We will construct a word letter by letter, starting from the first one, in a way that we try to place the lexicographically smallest letter to the current position. After we choose a letter, we need to check whether the remaining letters can be placed so that none of them match the same letter in Mirko's word (MR).
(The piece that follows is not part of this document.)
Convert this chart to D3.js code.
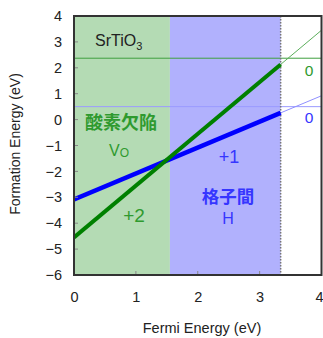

Therefore, we are not interested in the order of these letters, but only if they can be arranged somehow.

Let ~a~, ~b~ and ~c~ denote the number of remaining letters a, b and c, respectively, and ~A~, ~B~ and ~C~ the number of remaining letters a, b and c in MR.

1. Let's try to place ~k~ letters a to the positions of letters b in MR, i.e., reduce ~a~ and ~B~ by ~k~.
2. The remaining letters a we place to the positions of letters c in MR, i.e., reduce ~C~ by ~a~ and set ~a~ to ~0~.
3. We set the remaining letters b in MR to letters c, i.e., reduce ~c~ by ~B~ and set ~B~ to ~0~.
4. Now, we need to place the remaining letters c to the positions of letters a in MR, i.e., reduce ~A~ by ~c~ and set ~c~ to ~0~.

If we couldn't have made any of the previous moves, that means no solution exists for the chosen ~k~. If we could have, we are left with checking whether letters b can be placed to the positions of letters a and c in MR. This will hold if ~A+C = b~. In that case, the letters can be placed for this ~k~ and the check is done.

We will test this out for each ~k~ between ~0~ and ~B~. If the check didn't succeed for any ~k~, then it is impossible to place the remaining letters so that none of them match the same letter in Mirko's word, otherwise we can. This needs to be done for each of the ~N~ letters, so the total complexity is ~\mathcal O(N^2)~. We leave the linear solution as an exercise for the reader.